(Plotting code records)
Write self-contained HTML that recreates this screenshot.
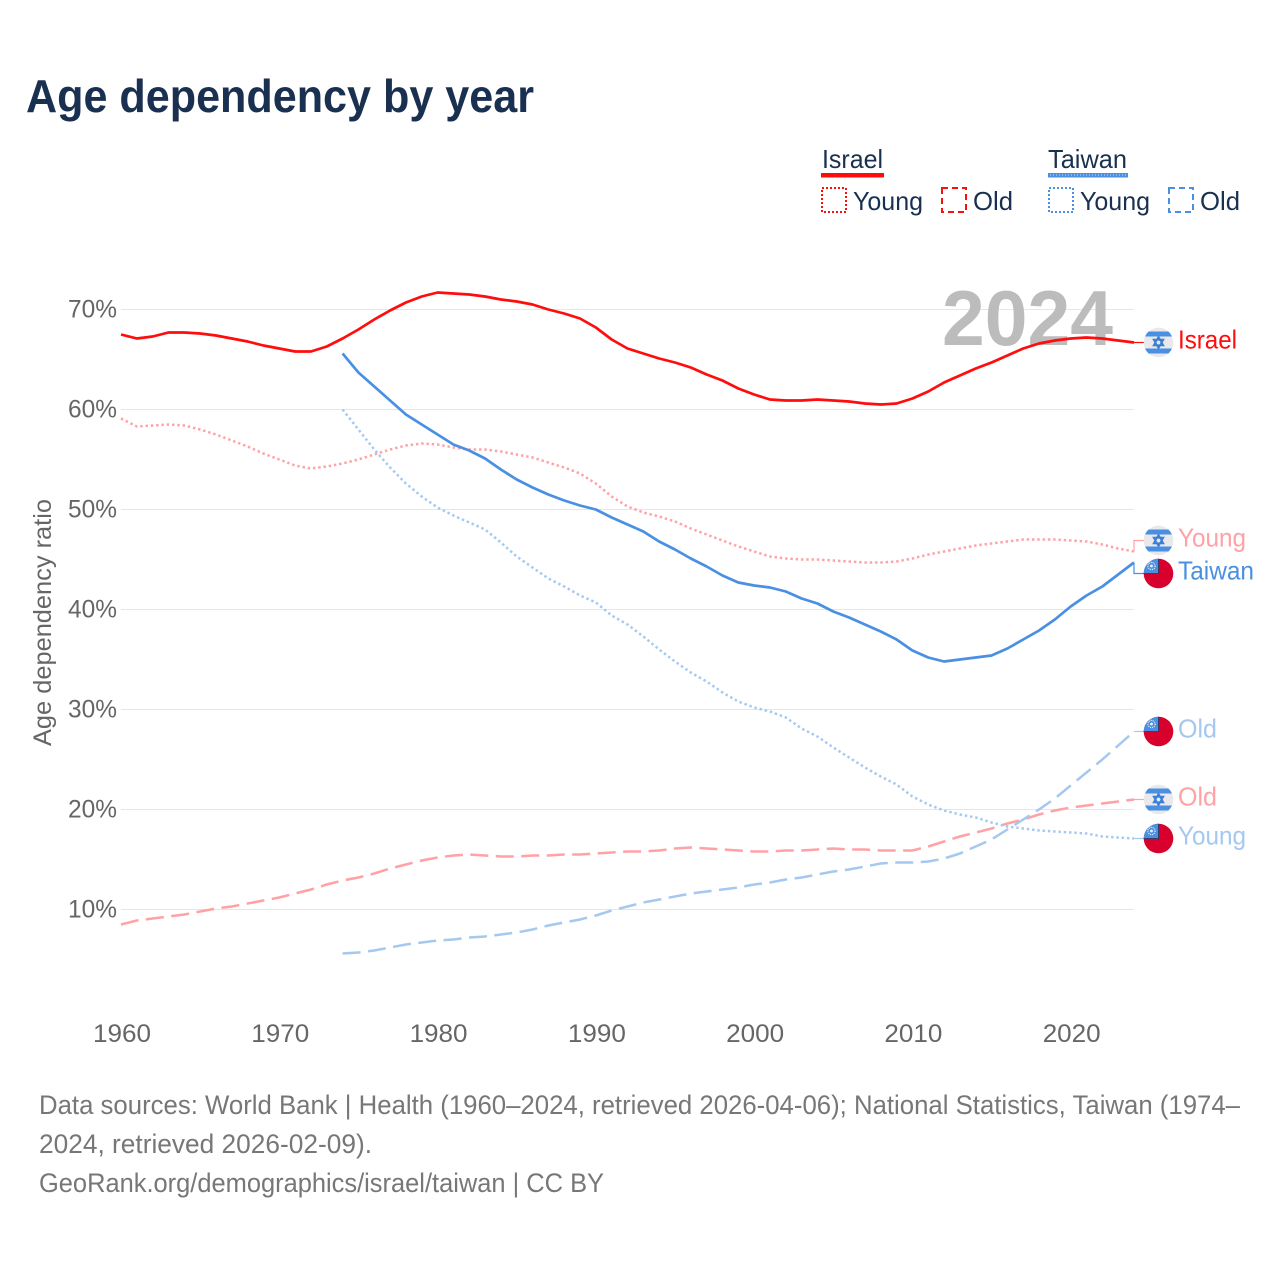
<!DOCTYPE html>
<html lang="en">
<head>
<meta charset="utf-8">
<title>Age dependency by year</title>
<style>
html,body{margin:0;padding:0;background:#fff;width:1280px;height:1280px;overflow:hidden}
svg{display:block}
text{font-family:"Liberation Sans",sans-serif}
</style>
</head>
<body>
<svg id="chart" xmlns="http://www.w3.org/2000/svg" width="1280" height="1280" viewBox="0 0 1280 1280">
  <defs>
    <clipPath id="flag-clip"><circle cx="0" cy="0" r="14.8"/></clipPath>
    <g id="flag-il">
      <g clip-path="url(#flag-clip)">
        <rect x="-15" y="-15" width="30" height="30" fill="#e9e9ec"/>
        <rect x="-15" y="-11" width="30" height="5" fill="#4a90e2"/>
        <rect x="-15" y="6" width="30" height="5" fill="#4a90e2"/>
        <rect x="-15" y="-15" width="30" height="4" fill="#e9e9ec"/>
        <polygon points="0,-5.5 4.8,2.8 -4.8,2.8" fill="none" stroke="#3b7fd6" stroke-width="1.8"/>
        <polygon points="0,5.5 4.8,-2.8 -4.8,-2.8" fill="none" stroke="#3b7fd6" stroke-width="1.8"/>
      </g>
    </g>
    <g id="flag-tw">
      <g clip-path="url(#flag-clip)">
        <rect x="-15" y="-15" width="30" height="30" fill="#d8002c"/>
        <rect x="-15" y="-15" width="15" height="15" fill="#4a90e2"/>
        <path d="M0,-15V0H-15" fill="none" stroke="#1e3a66" stroke-width="0.8"/>
        <circle cx="-7" cy="-7.5" r="3.6" fill="none" stroke="#fff" stroke-width="1.2" stroke-dasharray="1 1" opacity="0.9"/>
        <circle cx="-7" cy="-7.5" r="1.4" fill="#fff" opacity="0.9"/>
      </g>
    </g>
  </defs>

  <text x="26" y="112" font-size="46" font-weight="700" fill="#1a3050" textLength="508" lengthAdjust="spacingAndGlyphs">Age dependency by year</text>

  <g fill="#1a3050" font-size="26">
    <g>
      <text x="822" y="168" textLength="61" lengthAdjust="spacingAndGlyphs">Israel</text>
      <rect x="821" y="173" width="63" height="4.5" fill="#ff0d0d"/>
      <rect x="822" y="188" width="24" height="24" fill="none" stroke="#ff0d0d" stroke-width="2" stroke-dasharray="2 2"/>
      <text x="853" y="210" textLength="70" lengthAdjust="spacingAndGlyphs">Young</text>
      <rect x="942" y="188" width="24" height="24" fill="none" stroke="#ff0d0d" stroke-width="2" stroke-dasharray="6 4"/>
      <text x="973" y="210" textLength="40" lengthAdjust="spacingAndGlyphs">Old</text>
    </g>
    <g>
      <text x="1048" y="168" textLength="79" lengthAdjust="spacingAndGlyphs">Taiwan</text>
      <rect x="1048" y="173" width="80" height="4.5" fill="#4a90e2"/>
      <line x1="1050" y1="175" x2="1126" y2="175" stroke="#cfe2f8" stroke-width="1" stroke-dasharray="1 2"/>
      <rect x="1049" y="188" width="24" height="24" fill="none" stroke="#4a90e2" stroke-width="2" stroke-dasharray="2 2"/>
      <text x="1080" y="210" textLength="70" lengthAdjust="spacingAndGlyphs">Young</text>
      <rect x="1169" y="188" width="24" height="24" fill="none" stroke="#4a90e2" stroke-width="2" stroke-dasharray="6 4"/>
      <text x="1200" y="210" textLength="40" lengthAdjust="spacingAndGlyphs">Old</text>
    </g>
  </g>

  <g id="grid"></g>
  <text x="942" y="345" font-size="78" font-weight="700" fill="#bcbcbc" textLength="171" lengthAdjust="spacingAndGlyphs">2024</text>
  <g id="y-ticks"></g>
  <g id="x-ticks"></g>
  <text transform="translate(51,622.5) rotate(-90)" text-anchor="middle" font-size="25" fill="#666" textLength="247" lengthAdjust="spacingAndGlyphs">Age dependency ratio</text>
  <g id="series"></g>
  <g id="end-labels"></g>

  <g font-size="26.5" fill="#777">
    <text x="39" y="1114" textLength="1201" lengthAdjust="spacingAndGlyphs">Data sources: World Bank | Health (1960–2024, retrieved 2026-04-06); National Statistics, Taiwan (1974–</text>
    <text x="39" y="1153" textLength="333" lengthAdjust="spacingAndGlyphs">2024, retrieved 2026-02-09).</text>
    <text x="39" y="1192" textLength="565" lengthAdjust="spacingAndGlyphs">GeoRank.org/demographics/israel/taiwan | CC BY</text>
  </g>
</svg>

<script>
const yTickValues = [70, 60, 50, 40, 30, 20, 10];
const xTickYears = [1960, 1970, 1980, 1990, 2000, 2010, 2020];

const israelStart = 1960;
const taiwanStart = 1974;

const israelTotal = [67.5,67.1,67.3,67.7,67.7,67.6,67.4,67.1,66.8,66.4,66.1,65.8,65.8,66.3,67.1,68.0,69.0,69.9,70.7,71.3,71.7,71.6,71.5,71.3,71.0,70.8,70.5,70.0,69.6,69.1,68.2,67.0,66.1,65.6,65.1,64.7,64.2,63.5,62.9,62.1,61.5,61.0,60.9,60.9,61.0,60.9,60.8,60.6,60.5,60.6,61.1,61.8,62.7,63.4,64.1,64.7,65.4,66.1,66.6,66.9,67.1,67.2,67.1,66.9,66.7];
const israelYoung = [59.1,58.3,58.4,58.5,58.4,58.0,57.5,56.9,56.3,55.6,55.0,54.4,54.1,54.3,54.6,55.0,55.5,56.0,56.4,56.6,56.5,56.2,56.0,56.0,55.8,55.5,55.2,54.7,54.2,53.6,52.6,51.3,50.3,49.7,49.3,48.8,48.1,47.5,46.9,46.3,45.8,45.3,45.1,45.0,45.0,44.9,44.8,44.7,44.7,44.8,45.1,45.5,45.8,46.1,46.4,46.6,46.8,47.0,47.0,47.0,46.9,46.8,46.5,46.1,45.8];
const israelOld = [8.5,8.9,9.1,9.3,9.5,9.8,10.1,10.3,10.6,10.9,11.2,11.6,12.0,12.5,12.9,13.2,13.6,14.1,14.5,14.9,15.2,15.4,15.5,15.4,15.3,15.3,15.4,15.4,15.5,15.5,15.6,15.7,15.8,15.8,15.9,16.1,16.2,16.1,16.0,15.9,15.8,15.8,15.9,15.9,16.0,16.1,16.0,16.0,15.9,15.9,15.9,16.3,16.8,17.3,17.7,18.1,18.6,19.0,19.5,19.9,20.2,20.4,20.6,20.8,21.0];

const taiwanTotal = [65.6,63.7,62.3,60.9,59.5,58.5,57.5,56.5,55.9,55.1,54.0,53.0,52.2,51.5,50.9,50.4,50.0,49.2,48.5,47.8,46.8,46.0,45.1,44.3,43.4,42.7,42.4,42.2,41.8,41.1,40.6,39.8,39.2,38.5,37.8,37.0,35.9,35.2,34.8,35.0,35.2,35.4,36.1,37.0,37.9,39.0,40.3,41.4,42.3,43.5,44.7];
const taiwanYoung = [60.0,58.0,56.0,54.2,52.6,51.3,50.2,49.4,48.7,48.0,46.7,45.3,44.2,43.1,42.3,41.4,40.7,39.4,38.5,37.3,36.0,34.8,33.7,32.8,31.7,30.8,30.2,29.8,29.2,28.1,27.3,26.2,25.2,24.2,23.3,22.5,21.3,20.5,19.9,19.5,19.2,18.7,18.3,18.1,17.9,17.8,17.7,17.6,17.3,17.2,17.1];
const taiwanOld = [5.6,5.7,5.9,6.2,6.5,6.7,6.9,7.0,7.2,7.3,7.5,7.7,8.0,8.4,8.7,9.0,9.4,9.9,10.3,10.7,11.0,11.3,11.6,11.8,12.0,12.2,12.5,12.7,13.0,13.2,13.5,13.8,14.0,14.3,14.6,14.7,14.7,14.8,15.1,15.6,16.3,17.0,18.0,19.0,20.0,21.1,22.4,23.7,25.0,26.4,27.8];

const SVGNS = 'http://www.w3.org/2000/svg';
const xScale = function (year) { return 121 + (year - 1960) * (1134 - 121) / 64; };
const yScale = function (value) { return 1009.5 - value * 10; };

function svgEl(tag, parent) {
  const el = document.createElementNS(SVGNS, tag);
  parent.appendChild(el);
  return el;
}

const gridGroup = document.getElementById('grid');
const yTickGroup = document.getElementById('y-ticks');
yTickValues.forEach(function (v) {
  const line = svgEl('line', gridGroup);
  
  
  line.setAttribute('x1', 121);
  line.setAttribute('x2', 1134);
  line.setAttribute('y1', yScale(v));
  line.setAttribute('y2', yScale(v));
  line.setAttribute('stroke', '#e6e6e6');
  line.setAttribute('stroke-width', 1);
  const label = svgEl('text', yTickGroup);
  
  
  label.setAttribute('x', 117);
  label.setAttribute('y', yScale(v) + 8);
  label.setAttribute('text-anchor', 'end');
  label.setAttribute('font-size', 25);
  label.setAttribute('fill', '#666');
  label.setAttribute('textLength', 49);
  label.setAttribute('lengthAdjust', 'spacingAndGlyphs');
  label.textContent = v + '%';
});

const xTickGroup = document.getElementById('x-ticks');
xTickYears.forEach(function (yr) {
  const label = svgEl('text', xTickGroup);
  
  
  label.setAttribute('x', xScale(yr) + 1);
  label.setAttribute('y', 1042);
  label.setAttribute('text-anchor', 'middle');
  label.setAttribute('font-size', 25);
  label.setAttribute('fill', '#666');
  label.setAttribute('textLength', 58);
  label.setAttribute('lengthAdjust', 'spacingAndGlyphs');
  label.textContent = yr;
});

const RED = '#ff0d0d', BLUE = '#4a90e2', PALE_RED = '#ffa1a5', PALE_BLUE = '#a4c8f0';
const DOTTED = '2.4 2.9', DASHED = '18 7.5';

function drawLine(values, startYear, color, dash, name) {
  const path = svgEl('polyline', document.getElementById('series'));
  
  
  path.setAttribute('points', values.map(function (v, i) {
    return xScale(startYear + i).toFixed(2) + ',' + yScale(v).toFixed(2);
  }).join(' '));
  path.setAttribute('fill', 'none');
  path.setAttribute('stroke', color);
  path.setAttribute('stroke-width', dash ? 2.5 : 2.7);
  path.setAttribute('stroke-linejoin', 'round');
  if (dash) path.setAttribute('stroke-dasharray', dash);
}

drawLine(israelOld, israelStart, PALE_RED, DASHED, 'israel-old-line');
drawLine(taiwanOld, taiwanStart, PALE_BLUE, DASHED, 'taiwan-old-line');
drawLine(israelYoung, israelStart, PALE_RED, DOTTED, 'israel-young-line');
drawLine(taiwanYoung, taiwanStart, PALE_BLUE, DOTTED, 'taiwan-young-line');
drawLine(israelTotal, israelStart, RED, null, 'israel-total-line');
drawLine(taiwanTotal, taiwanStart, BLUE, null, 'taiwan-total-line');

const endEntries = [
  { label: 'Israel', flag: 'flag-il', color: RED, last: israelTotal[israelTotal.length - 1], w: 59 },
  { label: 'Young', flag: 'flag-il', color: PALE_RED, last: israelYoung[israelYoung.length - 1], w: 68 },
  { label: 'Taiwan', flag: 'flag-tw', color: BLUE, last: taiwanTotal[taiwanTotal.length - 1], w: 76 },
  { label: 'Old', flag: 'flag-tw', color: PALE_BLUE, last: taiwanOld[taiwanOld.length - 1], w: 39 },
  { label: 'Old', flag: 'flag-il', color: PALE_RED, last: israelOld[israelOld.length - 1], w: 39 },
  { label: 'Young', flag: 'flag-tw', color: PALE_BLUE, last: taiwanYoung[taiwanYoung.length - 1], w: 68 }
];
endEntries.sort(function (a, b) { return b.last - a.last; });
endEntries.forEach(function (e) { e.yRaw = yScale(e.last); e.yLab = e.yRaw; });
for (let i = 1; i < endEntries.length; i++) {
  const a = endEntries[i - 1], b = endEntries[i];
  if (b.yLab - a.yLab < 33) {
    const mid = (a.yLab + b.yLab) / 2;
    a.yLab = mid - 16.5;
    b.yLab = mid + 16.5;
  }
}
const endGroup = document.getElementById('end-labels');
endEntries.forEach(function (e) {
  const leader = svgEl('polyline', endGroup);
  
  
  leader.setAttribute('points', '1134,' + e.yRaw + ' 1134,' + e.yLab + ' 1146,' + e.yLab);
  leader.setAttribute('fill', 'none');
  leader.setAttribute('stroke', e.color);
  leader.setAttribute('stroke-width', 1.2);
  const flag = svgEl('use', endGroup);
  
  
  flag.setAttribute('href', '#' + e.flag);
  flag.setAttribute('x', 1158.5);
  flag.setAttribute('y', e.yLab);
  const label = svgEl('text', endGroup);
  
  
  label.setAttribute('x', 1178);
  label.setAttribute('y', e.yLab + 6);
  label.setAttribute('font-size', 26);
  label.setAttribute('fill', e.color);
  label.setAttribute('textLength', e.w);
  label.setAttribute('lengthAdjust', 'spacingAndGlyphs');
  label.textContent = e.label;
});
</script>
</body>
</html>
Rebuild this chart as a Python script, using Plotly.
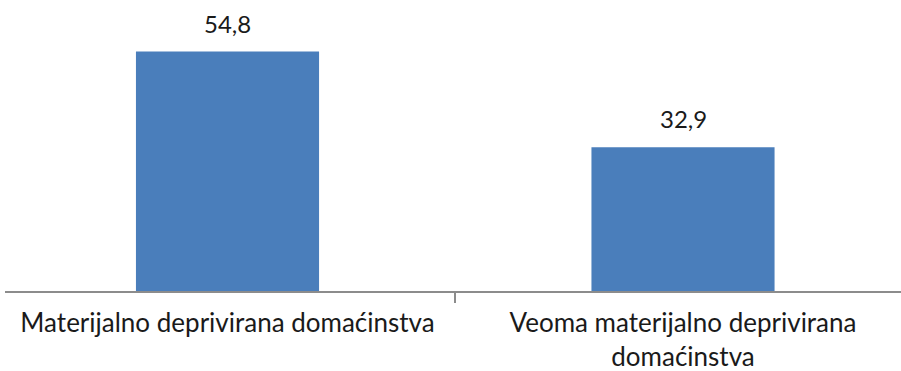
import plotly.graph_objects as go

# Share of households (%)
categories = ["Materijalno deprivirana domaćinstva",
              "Veoma materijalno deprivirana<br>domaćinstva"]
values = [54.8, 32.9]
value_labels = [f"{v:.1f}".replace(".", ",") for v in values]

BAR_COLOR = "#4A7EBB"
TEXT_COLOR = "#1a1a1a"
FONT = "Lato"

fig = go.Figure(
    go.Bar(
        x=categories,
        y=values,
        marker=dict(color=BAR_COLOR, line=dict(width=0)),
        hoverinfo="skip",
    )
)

# Value labels above each bar
for cat, val, lab in zip(categories, values, value_labels):
    fig.add_annotation(
        x=cat, y=val, text=lab, showarrow=False,
        xanchor="center", yanchor="bottom", yshift=12,
        font=dict(family=FONT, size=24, color=TEXT_COLOR),
    )

fig.update_layout(
    width=901, height=371,
    margin=dict(l=5, r=0, t=0, b=80),
    paper_bgcolor="white", plot_bgcolor="white",
    bargap=0.598,
    showlegend=False,
    font=dict(family=FONT, size=26, color=TEXT_COLOR),
)

fig.update_xaxes(
    type="category",
    range=[-0.4885, 1.4786],
    showline=True, linecolor="#8c8c8c", linewidth=2,
    ticks="outside", tickson="boundaries", ticklen=10,
    tickcolor="#8c8c8c", tickwidth=2,
    ticklabelstandoff=8,
    tickfont=dict(family=FONT, size=26, color=TEXT_COLOR),
    showgrid=False, zeroline=False,
)
fig.update_yaxes(
    range=[0, 66.6],
    visible=False, showgrid=False, zeroline=False,
)

fig.write_html("out.html")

SET PROBLEM ▸ Search the lines for the string "chart" and copy every line that has it.

EXPECTED ANSWER ▸
<svg id="chart" xmlns="http://www.w3.org/2000/svg" width="1280" height="1280" viewBox="0 0 1280 1280">
Rebuild this chart as a Python script, using Plotly.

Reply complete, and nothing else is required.